Another of Maelstrom's plus points is the graphics engine which while not too hot when used for the close up cut scenes renders some truly impressive battles with the much vaunted destructable environments truly living up to their billing. The game flaunts this part of the technology to the max with the ability to manipulate the ground itself with offensive and defensive terra-forming. Having the power to effect the landscape mid battle proves to be just as much fun as you imagine it to be and stands out as a beacon of originality that the rest of the game would have done well to learn from.

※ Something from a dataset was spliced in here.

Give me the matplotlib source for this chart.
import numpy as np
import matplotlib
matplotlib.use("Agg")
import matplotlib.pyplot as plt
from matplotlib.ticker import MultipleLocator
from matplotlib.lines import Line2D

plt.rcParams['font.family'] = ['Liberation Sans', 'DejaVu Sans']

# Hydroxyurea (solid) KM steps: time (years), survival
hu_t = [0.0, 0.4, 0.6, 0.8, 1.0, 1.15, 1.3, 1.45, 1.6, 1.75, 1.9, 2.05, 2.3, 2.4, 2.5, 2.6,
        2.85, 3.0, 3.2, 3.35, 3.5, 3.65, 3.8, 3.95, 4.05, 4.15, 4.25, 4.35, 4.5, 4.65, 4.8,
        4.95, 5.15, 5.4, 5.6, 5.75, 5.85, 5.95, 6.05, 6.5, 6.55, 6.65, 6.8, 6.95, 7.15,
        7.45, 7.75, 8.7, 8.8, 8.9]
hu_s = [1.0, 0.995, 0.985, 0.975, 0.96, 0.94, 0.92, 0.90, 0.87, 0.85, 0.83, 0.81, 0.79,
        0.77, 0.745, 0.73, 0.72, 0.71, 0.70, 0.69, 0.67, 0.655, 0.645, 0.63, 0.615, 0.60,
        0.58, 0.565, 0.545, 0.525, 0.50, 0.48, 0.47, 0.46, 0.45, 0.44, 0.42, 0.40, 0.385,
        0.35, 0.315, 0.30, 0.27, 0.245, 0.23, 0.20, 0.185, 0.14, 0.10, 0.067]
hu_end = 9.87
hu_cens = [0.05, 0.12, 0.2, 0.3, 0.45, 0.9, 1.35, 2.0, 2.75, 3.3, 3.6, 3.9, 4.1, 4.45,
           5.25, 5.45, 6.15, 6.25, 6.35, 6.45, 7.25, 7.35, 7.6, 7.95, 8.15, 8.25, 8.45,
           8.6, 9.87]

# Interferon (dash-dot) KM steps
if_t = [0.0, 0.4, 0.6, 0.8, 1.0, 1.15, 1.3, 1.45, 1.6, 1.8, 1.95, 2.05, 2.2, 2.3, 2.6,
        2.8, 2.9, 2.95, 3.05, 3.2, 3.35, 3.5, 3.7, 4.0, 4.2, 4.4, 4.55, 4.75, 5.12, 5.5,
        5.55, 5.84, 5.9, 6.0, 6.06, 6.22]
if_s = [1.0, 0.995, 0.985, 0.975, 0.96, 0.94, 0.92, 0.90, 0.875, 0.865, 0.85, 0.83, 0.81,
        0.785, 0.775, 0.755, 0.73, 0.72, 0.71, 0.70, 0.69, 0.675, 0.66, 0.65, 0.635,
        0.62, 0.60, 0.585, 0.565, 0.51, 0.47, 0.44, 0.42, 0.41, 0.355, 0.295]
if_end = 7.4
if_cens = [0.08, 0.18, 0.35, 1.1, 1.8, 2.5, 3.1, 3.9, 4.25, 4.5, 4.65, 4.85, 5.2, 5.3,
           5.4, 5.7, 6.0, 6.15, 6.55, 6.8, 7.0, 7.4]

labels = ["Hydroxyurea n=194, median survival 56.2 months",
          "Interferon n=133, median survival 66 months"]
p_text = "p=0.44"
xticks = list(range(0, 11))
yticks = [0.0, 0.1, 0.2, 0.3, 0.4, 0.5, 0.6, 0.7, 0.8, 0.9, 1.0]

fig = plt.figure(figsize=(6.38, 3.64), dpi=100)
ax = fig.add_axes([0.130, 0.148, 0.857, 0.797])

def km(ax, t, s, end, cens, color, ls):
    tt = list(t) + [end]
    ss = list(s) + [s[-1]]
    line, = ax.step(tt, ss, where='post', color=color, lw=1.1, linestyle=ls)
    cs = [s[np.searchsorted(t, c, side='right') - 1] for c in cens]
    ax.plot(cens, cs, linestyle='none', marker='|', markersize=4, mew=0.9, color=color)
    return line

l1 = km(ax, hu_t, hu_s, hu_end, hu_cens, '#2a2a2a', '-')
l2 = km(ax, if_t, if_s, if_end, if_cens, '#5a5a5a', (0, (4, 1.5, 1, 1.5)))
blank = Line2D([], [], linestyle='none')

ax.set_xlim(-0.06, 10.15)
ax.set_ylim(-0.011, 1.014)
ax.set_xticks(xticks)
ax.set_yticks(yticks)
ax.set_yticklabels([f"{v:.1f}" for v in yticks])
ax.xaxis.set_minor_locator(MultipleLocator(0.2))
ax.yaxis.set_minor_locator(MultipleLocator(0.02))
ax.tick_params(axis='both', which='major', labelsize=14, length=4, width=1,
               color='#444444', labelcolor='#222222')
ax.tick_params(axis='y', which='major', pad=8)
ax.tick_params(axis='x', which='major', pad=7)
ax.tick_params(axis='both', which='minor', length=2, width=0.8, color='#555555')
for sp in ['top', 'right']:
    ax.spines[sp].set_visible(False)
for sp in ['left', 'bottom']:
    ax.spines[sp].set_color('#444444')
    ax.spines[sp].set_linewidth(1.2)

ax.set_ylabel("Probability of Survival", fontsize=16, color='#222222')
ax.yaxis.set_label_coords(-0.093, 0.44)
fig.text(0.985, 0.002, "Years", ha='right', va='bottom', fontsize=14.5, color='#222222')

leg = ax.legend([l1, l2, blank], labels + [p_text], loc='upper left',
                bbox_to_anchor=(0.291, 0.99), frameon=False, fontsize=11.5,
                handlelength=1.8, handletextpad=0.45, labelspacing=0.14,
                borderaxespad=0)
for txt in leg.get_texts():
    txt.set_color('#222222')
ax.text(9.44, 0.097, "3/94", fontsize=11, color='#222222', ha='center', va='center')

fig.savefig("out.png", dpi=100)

When all's said and done, playing Maelstrom is a confusing experience, somewhere under the flawed exterior there are some good or even great ideas buried inside but these are sadly let down by some unforgivable glitches in the most fundamental parts of the RTS mechanics, problems that are thrown into sharp contrast when experienced through the unforgivably dull campaign mode. Someone out there will hopefully notice Maelstrom despite its ultimate failure and take the undeniably cool terra-forming, the destructible environments, the use of water and combine them with a much better underlying game to produce the RTS Maelstrom could have been. Unfortunately, coming as it does slap bang in the middle of the hype for Supreme Commander and C&C 3, Maelstrom was always going to struggle for market share even if it had been great, the fact that's so obviously not is really the final nail in its coffin.